Cultural literacy
August 17th, 2008 by Thoughts
For the cultural entrepreneur, consumer empowerment places a premium on cultural literacy, creativity and symbolic knowledge as sources of power. Socio-cultural factors outweigh traditional production factors in determining the viability of a cultural product. Whereas in other industries, the ‘quality of the idea’ may be sufficient to predict success against, the cultural entrepreneur must contemplate and balance a much wider range of factors.
Symbolic content, relative value
In the cultural and creative industries, although ‘real’ or ‘material’ elements exist (e.g. the CD case or the canvas of an artwork), the value of cultural products is primarily located within their symbolic content. This severely diminishes the importance of the physical embodiment, and consequently, the production imperative. Rifkin characterises the ‘new economy’ as a sale of “ideas and images”: “The physical embodiment of these ideas and images becomes increasingly secondary to the economic process…. The network economy is characterised by access to concepts, carried inside physical forms.”
Bilton further argues that “the balance shifts decisively away from the product’s material function towards a more subjective set of values. It is not clear what ‘useful’ purpose the product is expected to serve.” Since physical forms are merely vehicles to deliver symbolic content, the marketing function of an enterprise assumes a corresponding sovereignty over the production function.
Significantly, this is beginning to occur in traditional industries as well as newer ones. Cagan and Vogel, for example, stress that new manufactured products must be developed and sold on the basis of ‘telling and selling’ dreams. Production therefore increasingly relies on a range of subjective judgements, in an attempt to deliver ‘good’ symbolic content. In Rifkin’s view, for example, the production imperative is “increasingly viewed as a back-office function of marketing.”
King Consumer
The need to actively interpret and decode symbolic content in cultural products means that the consumer acquires a much greater role in judging its value, and consequently in empowering the cultural entrepreneur. Value judgements depend upon “a cluster of subjective associations for the individual consumer.” These associations, Fiske argues, result from an individual’s particular social context; their history, social formation, and complex social and textual cultural history. A ‘negotiated reading’ occurs, a process of negotiation between the dominant ideology of the text and its variously socially-situated readers. In consequence, Morley argued, “the meaning of the text will be constructed differently according to the discourses (knowledges, prejudices, resistances, etc.) brought to bear on the text by the reader…”

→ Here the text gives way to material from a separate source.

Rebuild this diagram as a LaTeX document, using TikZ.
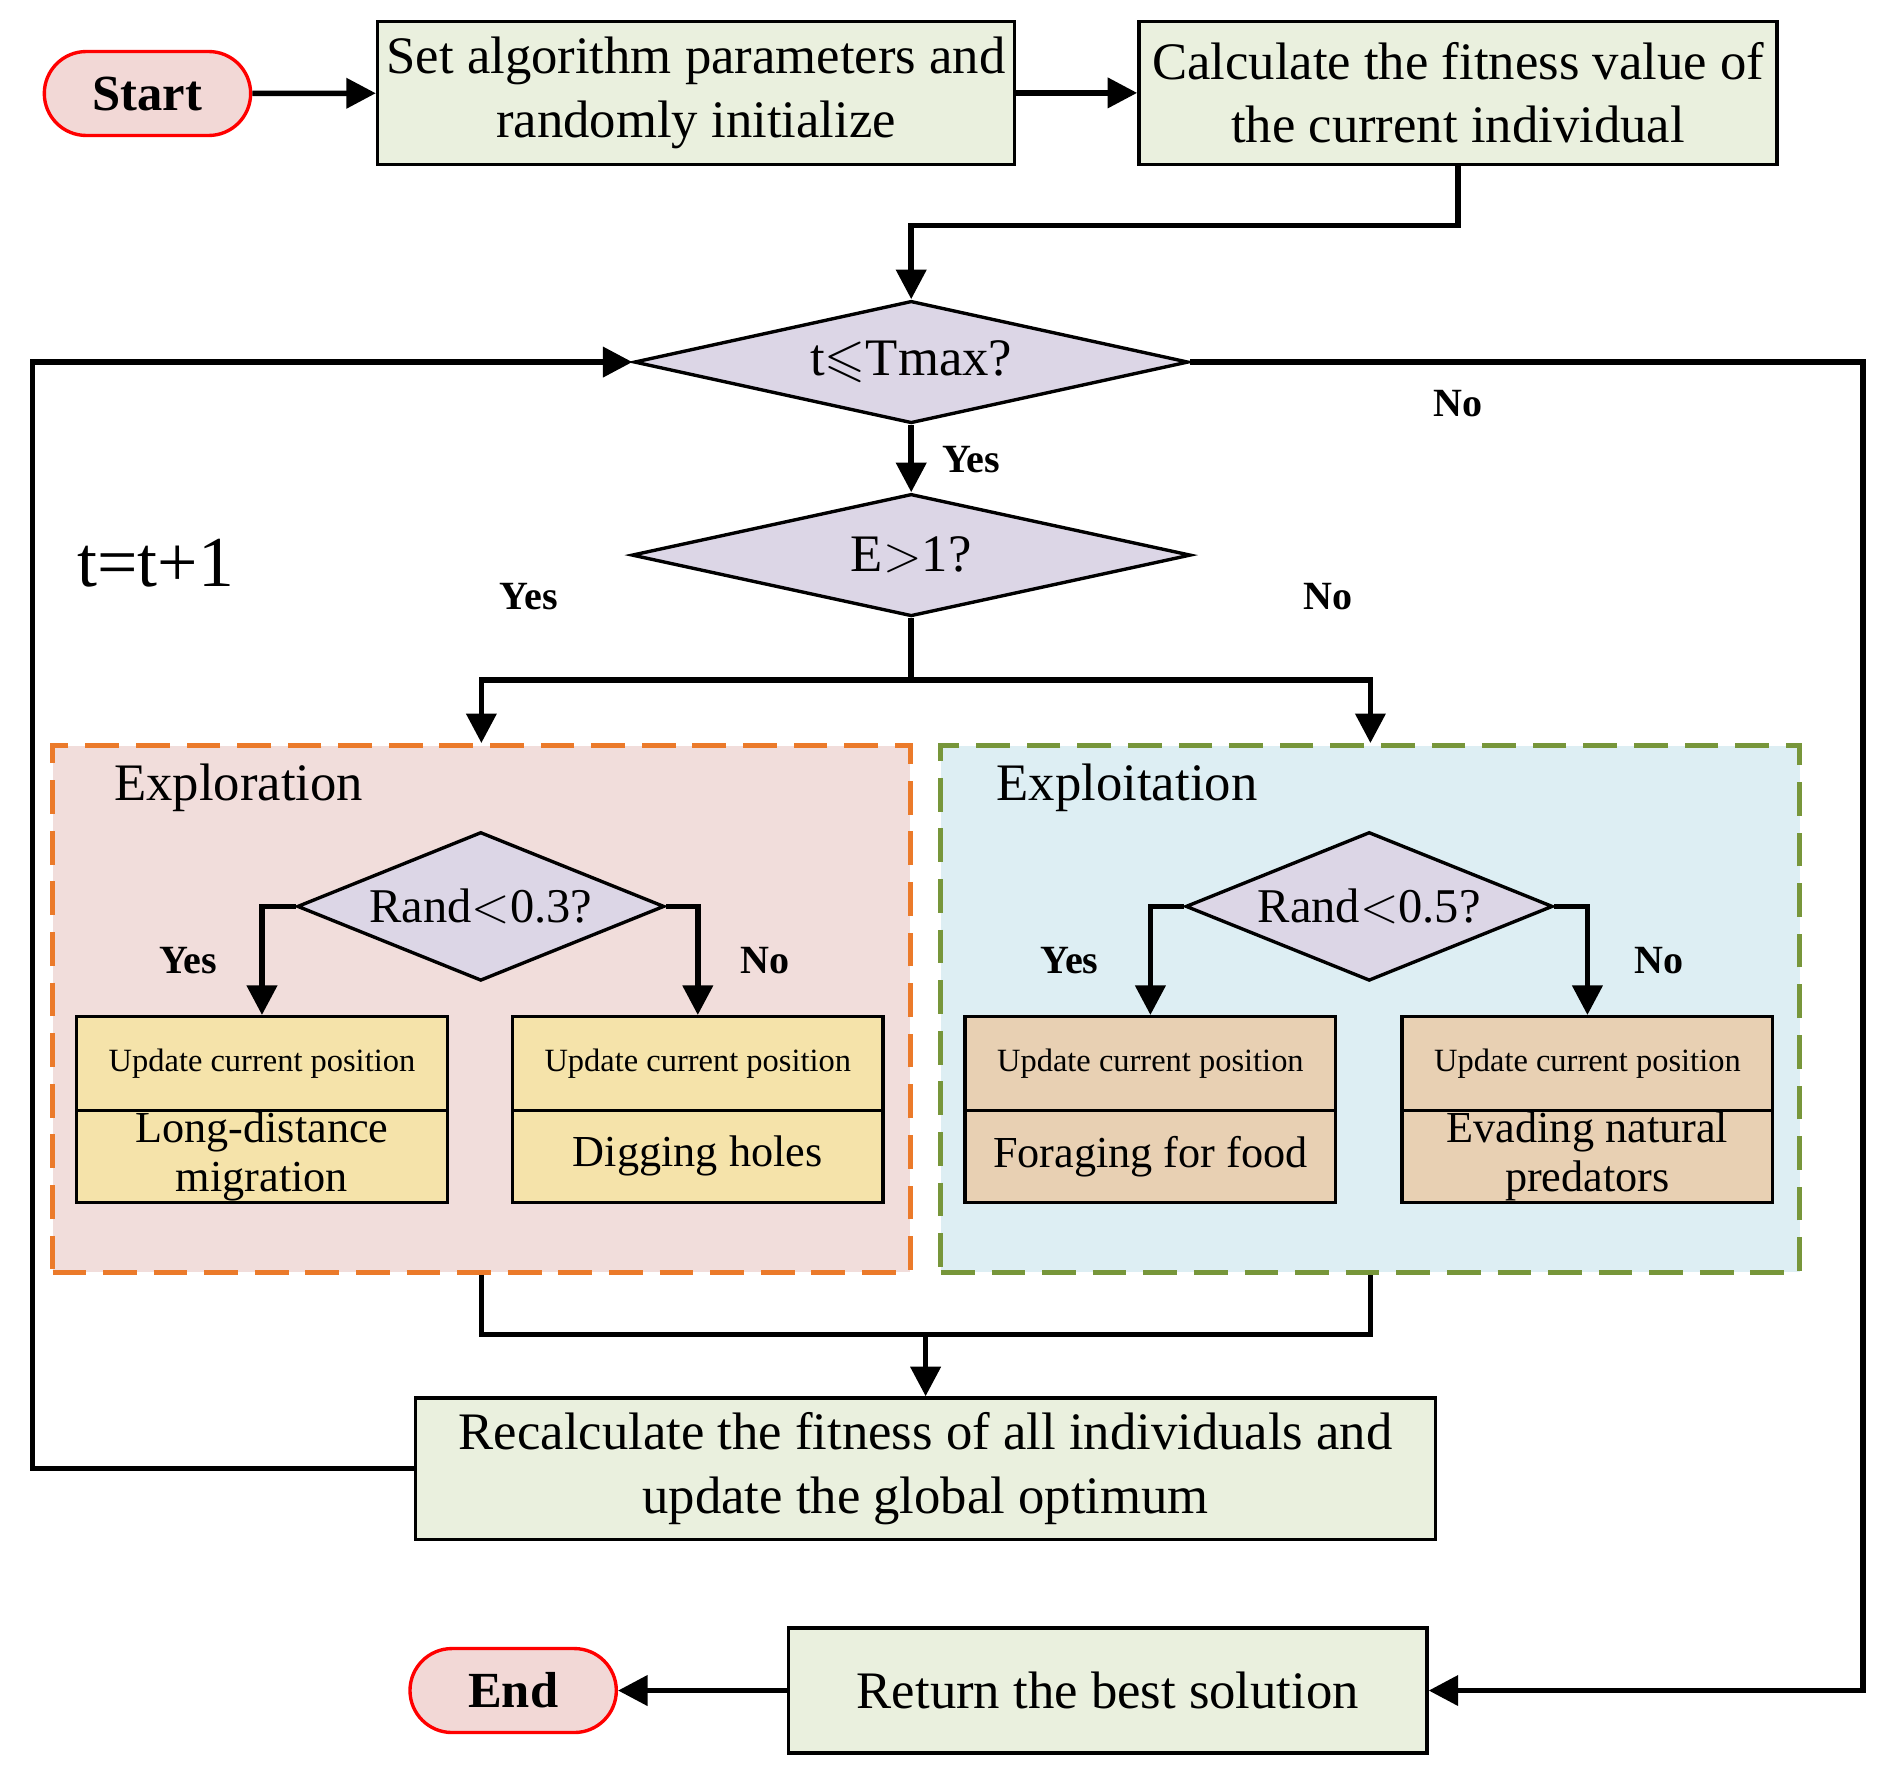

In addition to the social context of the consumer, Fiske also highlights the mode of reception and group discussions around the text as critical to making a subjective value judgement. Consumers are rarely dominated or controlled by cultural products, and discussion helps shape opinions, by “activating and circulating meanings of the text that resonate with the cultural needs of that particular talk community.” Consumers are increasingly viewed as the active creators of meaning, as individuals and as part of a group.
For the cultural entrepreneur, therefore, this consumer empowerment places a premium on cultural literacy. Understanding consumers and consumption habits, market research, and the ability to spot and utilise trends is paramount. Talking to customers and potential customers, reading as far and wide as possible, attending key events and seminars… Such critical and priceless tools so often fall to the bottom of the ‘to do’ list in daily reality of work schedules.